In terms of economic health, real estate markets exhibited a positive trend, with reports from the China Index Academy indicating a notable rise in transactions. Transactions increased by 11.75% month-over-month and 6.26% year-over-year overall, reflecting a particularly robust performance in first-tier cities where transaction rates climbed by over 32% year-over-year. Shanghai recorded an impressive 50.1% month-over-month increase in property transactions, which is likely to bolster consumer confidence and stimulate domestic consumption. This uptick in real estate activity provides a counterpoint to wider economic uncertainties and may assist in addressing underlying structural challenges facing various demographic groups within China.

Amid these developments, technology giants Apple and Huawei experienced mixed fortunes. Apple’s performance in China was dampened by the backdrop of tariff threats, overshadowing Tim Cook’s recent successful visit to the country. Meanwhile, Huawei’s new Mate 70 smartphone, featuring satellite calling capabilities, garnered interest despite the ongoing tariff uncertainties. The pricing of these devices reflected a premium positioning, with prices ranging from RMB 5,499 to RMB 7,999. In addition, discussions surrounding potential cuts in the bank reserve requirement ratio circulated, suggesting possible shifts in monetary policy aimed at stimulating investment.

In the stock market, electric vehicle (EV) stocks faced pressure, driven by reports indicating that a tariff compromise may not easily be achieved, leading to a downgrade of the sector by sell-side analysts. Notably, Mainland investors were active in purchasing Hong Kong-listed stocks and ETFs, registering a net investment of $882 million despite overall market turnover remaining subdued. The Hang Seng index demonstrated some divergence, with tech stocks slightly underperforming, while consumer discretionary and staples showed resilience. Short selling activity decreased significantly, indicating a potential stabilization phase despite the prevailing market anxiety.

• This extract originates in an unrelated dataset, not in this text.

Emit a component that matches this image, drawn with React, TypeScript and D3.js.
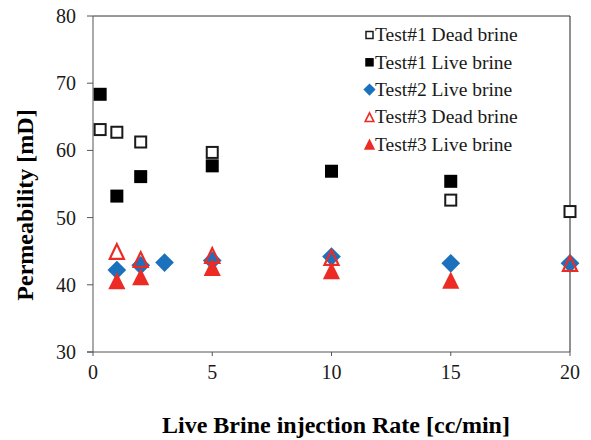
import React from "react";
import * as d3 from "d3";

// Injection rate [cc/min] vs permeability [mD] for each test series
const test1DeadRate = [0.3, 1, 2, 5, 15, 20];
const test1DeadPerm = [63.1, 62.7, 61.25, 59.7, 52.6, 50.9];

const test1LiveRate = [0.3, 1, 2, 5, 10, 15];
const test1LivePerm = [68.35, 53.2, 56.1, 57.7, 56.9, 55.4];

const test2LiveRate = [1, 2, 3, 5, 10, 15, 20];
const test2LivePerm = [42.2, 42.9, 43.3, 43.6, 44.2, 43.2, 43.2];

const test3DeadRate = [1, 2, 5, 10, 20];
const test3DeadPerm = [45.0, 43.8, 44.4, 44.1, 43.2];

const test3LiveRate = [1, 2, 5, 10, 15];
const test3LivePerm = [40.6, 41.2, 42.6, 42.1, 40.7];

const xTicks = [0, 5, 10, 15, 20];
const yTicks = [30, 40, 50, 60, 70, 80];

const seriesNames = [
  "Test#1 Dead brine",
  "Test#1 Live brine",
  "Test#2 Live brine",
  "Test#3 Dead brine",
  "Test#3 Live brine",
];

type Shape = "openSquare" | "square" | "diamond" | "openTriangle" | "triangle";

const BLUE = "#1c71bd";
const RED = "#ec2b25";
const INK = "#1a1a1a";
const SERIF = "'Liberation Serif', 'Times New Roman', Times, serif";

const series: { name: string; rate: number[]; perm: number[]; shape: Shape }[] = [
  { name: seriesNames[0], rate: test1DeadRate, perm: test1DeadPerm, shape: "openSquare" },
  { name: seriesNames[1], rate: test1LiveRate, perm: test1LivePerm, shape: "square" },
  { name: seriesNames[2], rate: test2LiveRate, perm: test2LivePerm, shape: "diamond" },
  { name: seriesNames[3], rate: test3DeadRate, perm: test3DeadPerm, shape: "openTriangle" },
  { name: seriesNames[4], rate: test3LiveRate, perm: test3LivePerm, shape: "triangle" },
];

function Marker({ shape, cx, cy, s, sw = 2 }: { shape: Shape; cx: number; cy: number; s: number; sw?: number }) {
  const h = s / 2;
  switch (shape) {
    case "openSquare":
      return (
        <rect x={cx - h + sw / 2} y={cy - h + sw / 2} width={s - sw} height={s - sw}
          fill="#fff" stroke={INK} strokeWidth={sw} />
      );
    case "square":
      return <rect x={cx - h} y={cy - h} width={s} height={s} fill="#000" />;
    case "diamond": {
      const r = s * 0.72;
      return (
        <path d={`M${cx},${cy - r}L${cx + r},${cy}L${cx},${cy + r}L${cx - r},${cy}Z`} fill={BLUE} />
      );
    }
    case "openTriangle": {
      const w = s * 0.62;
      const t = s * 0.66;
      return (
        <path d={`M${cx},${cy - t + 1.5}L${cx + w - 1},${cy + t - 1}L${cx - w + 1},${cy + t - 1}Z`}
          fill="none" stroke={RED} strokeWidth={sw * 1.1} strokeLinejoin="miter" />
      );
    }
    case "triangle": {
      const w = s * 0.66;
      const t = s * 0.66;
      return <path d={`M${cx},${cy - t}L${cx + w},${cy + t}L${cx - w},${cy + t}Z`} fill={RED} />;
    }
  }
}

export default function App() {
  const width = 591;
  const height = 440;
  const left = 93;
  const right = 570;
  const top = 16;
  const bottom = 352;

  const x = d3.scaleLinear().domain([0, 20]).range([left, right]);
  const y = d3.scaleLinear().domain([30, 80]).range([bottom, top]);

  const axisColor = "#555";
  const txt = { fontFamily: SERIF };

  return (
    <svg width={width} height={height} style={{ position: "absolute", left: 0, top: 0, background: "#fff" }}>
      <rect x={0} y={0} width={width} height={height} fill="#fff" />

      {/* plot frame: top and right edges */}
      <line x1={left} x2={right} y1={top} y2={top} stroke="#333" strokeWidth={1} />
      <line x1={right} x2={right} y1={top} y2={bottom} stroke="#222" strokeWidth={1} />

      {/* y axis */}
      <line x1={left} x2={left} y1={top} y2={bottom} stroke={axisColor} strokeWidth={1} />
      {yTicks.map((t) => (
        <g key={`y${t}`}>
          <line x1={left - 6} x2={left} y1={y(t)} y2={y(t)} stroke={axisColor} strokeWidth={1} />
          <text x={left - 17} y={y(t)} dy="0.35em" textAnchor="end" fontSize={20} fill={INK} style={txt}>
            {t}
          </text>
        </g>
      ))}

      {/* x axis */}
      <line x1={left - 6} x2={right} y1={bottom} y2={bottom} stroke={axisColor} strokeWidth={1} />
      {xTicks.map((t) => (
        <g key={`x${t}`}>
          <line x1={x(t)} x2={x(t)} y1={bottom} y2={bottom + 4} stroke={axisColor} strokeWidth={1} />
          <text x={x(t)} y={379} textAnchor="middle" fontSize={20} fill={INK} style={txt}>
            {t}
          </text>
        </g>
      ))}

      {/* axis titles */}
      <text x={336} y={433} textAnchor="middle" fontSize={24} fontWeight="bold" fill="#000" style={txt}>
        Live Brine injection Rate [cc/min]
      </text>
      <text transform="translate(33,205) rotate(-90)" textAnchor="middle" fontSize={24}
        fontWeight="bold" fill="#000" style={txt}>
        Permeability [mD]
      </text>

      {/* data points */}
      {series.map((s) => (
        <g key={s.name}>
          {s.rate.map((r, i) => (
            <Marker key={i} shape={s.shape} cx={x(r)} cy={y(s.perm[i])} s={13} />
          ))}
        </g>
      ))}

      {/* legend */}
      {series.map((s, i) => {
        const cy = 35 + i * 27.3;
        return (
          <g key={`lg${i}`}>
            <Marker shape={s.shape} cx={369.5} cy={cy} s={8.5} sw={1.5} />
            <text x={375} y={cy} dy="0.33em" fontSize={19.5} fill={INK} style={txt}>
              {s.name}
            </text>
          </g>
        );
      })}
    </svg>
  );
}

Despite the overall decline in major indexes such as Shanghai and Shenzhen, sectors like real estate, consumer staples, and financials performed modestly well, suggesting pockets of strength amidst broader market challenges. The performance variances between growth and value stocks highlighted a market segment reacting differently to the current economic landscape. While the yuan maintained its value relative to the U.S. dollar, commodity markets displayed mixed signals, with copper prices declining slightly while steel prices showed a slight uptick. The intricate interplay of these factors continues to shape the outlook for Asian markets, with investor focus shifting towards upcoming economic indicators and policy announcements.